> _Information shown_:
>>>

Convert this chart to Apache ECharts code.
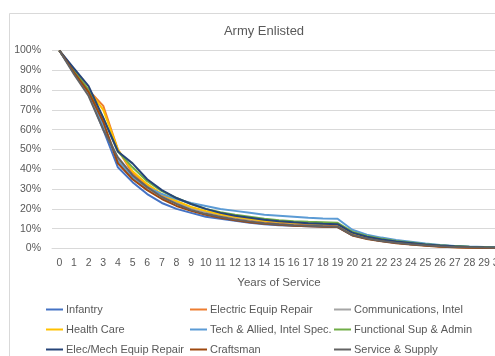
<!DOCTYPE html>
<html>
<head>
<meta charset="utf-8">
<script src="https://cdn.jsdelivr.net/npm/echarts@6/dist/echarts.min.js"></script>
<style>
  html, body { margin: 0; padding: 0; background: #fff; }
  #chart { width: 495px; height: 356px; }
</style>
</head>
<body>
<div id="chart"></div>
<script>
// Years of service 0..30
const years = Array.from({ length: 31 }, (_, i) => String(i));

// Share of each cohort still serving (%), by year of service
const infantry      = [100, 89, 78, 60, 41, 33.5, 27.5, 23, 20, 18, 16, 15, 14, 13, 12.3, 11.8, 11.5, 11.2, 11, 10.8, 6.8, 5, 3.8, 2.9, 2.2, 1.6, 1.1, 0.8, 0.6, 0.5, 0.4];
const electricRepair= [100, 90, 80, 72, 50, 38, 32, 27, 23.5, 20.5, 18.5, 17, 15.5, 14.5, 13.5, 13, 12.5, 12.2, 12, 11.8, 7.3, 5.2, 4, 3, 2.2, 1.6, 1.0, 0.6, 0.4, 0.3, 0.2];
const commsIntel    = [100, 89, 78, 63, 45, 36, 30.5, 26, 23, 20.5, 18.5, 17, 15.8, 14.8, 14, 13.5, 13, 12.7, 12.5, 12.3, 8, 5.8, 4.5, 3.5, 2.7, 2, 1.5, 1.1, 0.8, 0.6, 0.5];
const healthCare    = [100, 90, 80, 70, 50, 39, 32.5, 27.5, 24, 21, 19, 17.3, 16, 15, 14, 13.5, 13, 12.7, 12.5, 12.3, 7.8, 5.6, 4.3, 3.3, 2.5, 1.8, 1.3, 0.9, 0.7, 0.5, 0.4];
const techAllied    = [100, 89, 79, 62, 44, 36, 31, 27.5, 25, 23, 21.5, 20, 19, 18, 17, 16.5, 16, 15.5, 15.2, 15, 9.5, 7, 5.5, 4.3, 3.4, 2.5, 1.8, 1.3, 1.0, 0.8, 0.6];
const functionalSup = [100, 90, 80, 66, 49, 41, 34, 29, 25.5, 22.5, 20, 18.3, 17, 16, 15, 14.3, 13.8, 13.5, 13.3, 13, 8.5, 6.3, 4.9, 3.8, 3, 2.2, 1.6, 1.2, 0.9, 0.7, 0.5];
const elecMechRepair= [100, 91, 82, 66, 49, 43, 35, 29.5, 25.5, 22.5, 20, 18, 16.5, 15.5, 14.5, 13.8, 13.2, 12.8, 12.5, 12.3, 8, 5.9, 4.6, 3.6, 2.8, 2, 1.5, 1.1, 0.8, 0.6, 0.5];
const craftsman     = [100, 89, 79, 64, 43, 35, 29.5, 25, 21.5, 19, 17, 15.5, 14.3, 13.3, 12.5, 12, 11.5, 11.2, 11, 10.8, 6.6, 4.8, 3.6, 2.7, 2, 1.4, 0.9, 0.6, 0.4, 0.3, 0.2];
const serviceSupply = [100, 88, 77, 60, 46, 37, 31, 26, 22.5, 19.5, 17.5, 16, 14.7, 13.7, 12.8, 12.2, 11.8, 11.5, 11.2, 11, 6.8, 5, 3.8, 2.9, 2.2, 1.6, 1.1, 0.8, 0.6, 0.5, 0.4];

const seriesDefs = [
  { name: 'Infantry',                   data: infantry,       color: '#4472C4' },
  { name: 'Electric Equip Repair',      data: electricRepair, color: '#ED7D31' },
  { name: 'Communications, Intel',      data: commsIntel,     color: '#A5A5A5' },
  { name: 'Health Care',                data: healthCare,     color: '#FFC000' },
  { name: 'Tech & Allied, Intel Spec.', data: techAllied,     color: '#5B9BD5' },
  { name: 'Functional Sup & Admin',     data: functionalSup,  color: '#70AD47' },
  { name: 'Elec/Mech Equip Repair',     data: elecMechRepair, color: '#264478' },
  { name: 'Craftsman',                  data: craftsman,      color: '#9E480E' },
  { name: 'Service & Supply',           data: serviceSupply,  color: '#636363' }
];

const FONT = 'Liberation Sans, Arial, sans-serif';
const TEXT = '#595959';

// Legend: 3 x 3 grid, filled row by row in series order
const legendCols = [46, 190, 334];
const legendRows = [304, 324, 344];
const legends = seriesDefs.map((s, i) => ({
  left: legendCols[i % 3],
  top: legendRows[Math.floor(i / 3)],
  itemWidth: 17,
  itemHeight: 2,
  icon: 'rect',
  padding: 0,
  data: [s.name],
  textStyle: { color: TEXT, fontFamily: FONT, fontSize: 11, padding: [0, 0, 0, -2] }
}));

const chart = echarts.init(document.getElementById('chart'), null, { renderer: 'canvas' });
chart.setOption({
  animation: false,
  backgroundColor: '#fff',
  title: {
    text: 'Army Enlisted',
    left: 259,
    textAlign: 'center',
    top: 20,
    textStyle: { color: TEXT, fontFamily: FONT, fontSize: 13, fontWeight: 'normal' }
  },
  graphic: [{
    type: 'rect',
    shape: { x: 9.5, y: 13.5, width: 500, height: 360 },
    style: { fill: 'none', stroke: '#D9D9D9', lineWidth: 1 },
    silent: true,
    z: -1
  }],
  legend: legends,
  grid: { left: 52, top: 50.5, width: 454, height: 198, containLabel: false, outerBoundsMode: 'none' },
  xAxis: {
    type: 'category',
    data: years,
    boundaryGap: true,
    name: 'Years of Service',
    nameLocation: 'middle',
    nameGap: 28,
    nameTextStyle: { color: TEXT, fontFamily: FONT, fontSize: 11.5 },
    axisLine: { show: true, lineStyle: { color: '#D9D9D9' } },
    axisTick: { show: false },
    axisLabel: { interval: 0, color: TEXT, fontFamily: FONT, fontSize: 10.5, margin: 9 }
  },
  yAxis: {
    type: 'value',
    min: 0,
    max: 100,
    interval: 10,
    axisLine: { show: false },
    axisTick: { show: false },
    splitLine: { lineStyle: { color: '#D9D9D9', width: 1 } },
    axisLabel: { formatter: '{value}%', color: TEXT, fontFamily: FONT, fontSize: 10.5, margin: 11 }
  },
  series: seriesDefs.map(s => ({
    type: 'line',
    name: s.name,
    data: s.data,
    color: s.color,
    showSymbol: false,
    symbol: 'none',
    lineStyle: { width: 2, color: s.color },
    emphasis: { disabled: true }
  }))
});
</script>
</body>
</html>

<<<

> _Given request_:
Reproduce all of the data exactly, omitting each picture it holds.

> _Reply_:
Convert this chart to Apache ECharts code.
<!DOCTYPE html>
<html>
<head>
<meta charset="utf-8">
<script src="https://cdn.jsdelivr.net/npm/echarts@6/dist/echarts.min.js"></script>
<style>
  html, body { margin: 0; padding: 0; background: #fff; }
  #chart { width: 495px; height: 356px; }
</style>
</head>
<body>
<div id="chart"></div>
<script>
// Years of service 0..30
const years = Array.from({ length: 31 }, (_, i) => String(i));

// Share of each cohort still serving (%), by year of service
const infantry      = [100, 89, 78, 60, 41, 33.5, 27.5, 23, 20, 18, 16, 15, 14, 13, 12.3, 11.8, 11.5, 11.2, 11, 10.8, 6.8, 5, 3.8, 2.9, 2.2, 1.6, 1.1, 0.8, 0.6, 0.5, 0.4];
const electricRepair= [100, 90, 80, 72, 50, 38, 32, 27, 23.5, 20.5, 18.5, 17, 15.5, 14.5, 13.5, 13, 12.5, 12.2, 12, 11.8, 7.3, 5.2, 4, 3, 2.2, 1.6, 1.0, 0.6, 0.4, 0.3, 0.2];
const commsIntel    = [100, 89, 78, 63, 45, 36, 30.5, 26, 23, 20.5, 18.5, 17, 15.8, 14.8, 14, 13.5, 13, 12.7, 12.5, 12.3, 8, 5.8, 4.5, 3.5, 2.7, 2, 1.5, 1.1, 0.8, 0.6, 0.5];
const healthCare    = [100, 90, 80, 70, 50, 39, 32.5, 27.5, 24, 21, 19, 17.3, 16, 15, 14, 13.5, 13, 12.7, 12.5, 12.3, 7.8, 5.6, 4.3, 3.3, 2.5, 1.8, 1.3, 0.9, 0.7, 0.5, 0.4];
const techAllied    = [100, 89, 79, 62, 44, 36, 31, 27.5, 25, 23, 21.5, 20, 19, 18, 17, 16.5, 16, 15.5, 15.2, 15, 9.5, 7, 5.5, 4.3, 3.4, 2.5, 1.8, 1.3, 1.0, 0.8, 0.6];
const functionalSup = [100, 90, 80, 66, 49, 41, 34, 29, 25.5, 22.5, 20, 18.3, 17, 16, 15, 14.3, 13.8, 13.5, 13.3, 13, 8.5, 6.3, 4.9, 3.8, 3, 2.2, 1.6, 1.2, 0.9, 0.7, 0.5];
const elecMechRepair= [100, 91, 82, 66, 49, 43, 35, 29.5, 25.5, 22.5, 20, 18, 16.5, 15.5, 14.5, 13.8, 13.2, 12.8, 12.5, 12.3, 8, 5.9, 4.6, 3.6, 2.8, 2, 1.5, 1.1, 0.8, 0.6, 0.5];
const craftsman     = [100, 89, 79, 64, 43, 35, 29.5, 25, 21.5, 19, 17, 15.5, 14.3, 13.3, 12.5, 12, 11.5, 11.2, 11, 10.8, 6.6, 4.8, 3.6, 2.7, 2, 1.4, 0.9, 0.6, 0.4, 0.3, 0.2];
const serviceSupply = [100, 88, 77, 60, 46, 37, 31, 26, 22.5, 19.5, 17.5, 16, 14.7, 13.7, 12.8, 12.2, 11.8, 11.5, 11.2, 11, 6.8, 5, 3.8, 2.9, 2.2, 1.6, 1.1, 0.8, 0.6, 0.5, 0.4];

const seriesDefs = [
  { name: 'Infantry',                   data: infantry,       color: '#4472C4' },
  { name: 'Electric Equip Repair',      data: electricRepair, color: '#ED7D31' },
  { name: 'Communications, Intel',      data: commsIntel,     color: '#A5A5A5' },
  { name: 'Health Care',                data: healthCare,     color: '#FFC000' },
  { name: 'Tech & Allied, Intel Spec.', data: techAllied,     color: '#5B9BD5' },
  { name: 'Functional Sup & Admin',     data: functionalSup,  color: '#70AD47' },
  { name: 'Elec/Mech Equip Repair',     data: elecMechRepair, color: '#264478' },
  { name: 'Craftsman',                  data: craftsman,      color: '#9E480E' },
  { name: 'Service & Supply',           data: serviceSupply,  color: '#636363' }
];

const FONT = 'Liberation Sans, Arial, sans-serif';
const TEXT = '#595959';

// Legend: 3 x 3 grid, filled row by row in series order
const legendCols = [46, 190, 334];
const legendRows = [304, 324, 344];
const legends = seriesDefs.map((s, i) => ({
  left: legendCols[i % 3],
  top: legendRows[Math.floor(i / 3)],
  itemWidth: 17,
  itemHeight: 2,
  icon: 'rect',
  padding: 0,
  data: [s.name],
  textStyle: { color: TEXT, fontFamily: FONT, fontSize: 11, padding: [0, 0, 0, -2] }
}));

const chart = echarts.init(document.getElementById('chart'), null, { renderer: 'canvas' });
chart.setOption({
  animation: false,
  backgroundColor: '#fff',
  title: {
    text: 'Army Enlisted',
    left: 259,
    textAlign: 'center',
    top: 20,
    textStyle: { color: TEXT, fontFamily: FONT, fontSize: 13, fontWeight: 'normal' }
  },
  graphic: [{
    type: 'rect',
    shape: { x: 9.5, y: 13.5, width: 500, height: 360 },
    style: { fill: 'none', stroke: '#D9D9D9', lineWidth: 1 },
    silent: true,
    z: -1
  }],
  legend: legends,
  grid: { left: 52, top: 50.5, width: 454, height: 198, containLabel: false, outerBoundsMode: 'none' },
  xAxis: {
    type: 'category',
    data: years,
    boundaryGap: true,
    name: 'Years of Service',
    nameLocation: 'middle',
    nameGap: 28,
    nameTextStyle: { color: TEXT, fontFamily: FONT, fontSize: 11.5 },
    axisLine: { show: true, lineStyle: { color: '#D9D9D9' } },
    axisTick: { show: false },
    axisLabel: { interval: 0, color: TEXT, fontFamily: FONT, fontSize: 10.5, margin: 9 }
  },
  yAxis: {
    type: 'value',
    min: 0,
    max: 100,
    interval: 10,
    axisLine: { show: false },
    axisTick: { show: false },
    splitLine: { lineStyle: { color: '#D9D9D9', width: 1 } },
    axisLabel: { formatter: '{value}%', color: TEXT, fontFamily: FONT, fontSize: 10.5, margin: 11 }
  },
  series: seriesDefs.map(s => ({
    type: 'line',
    name: s.name,
    data: s.data,
    color: s.color,
    showSymbol: false,
    symbol: 'none',
    lineStyle: { width: 2, color: s.color },
    emphasis: { disabled: true }
  }))
});
</script>
</body>
</html>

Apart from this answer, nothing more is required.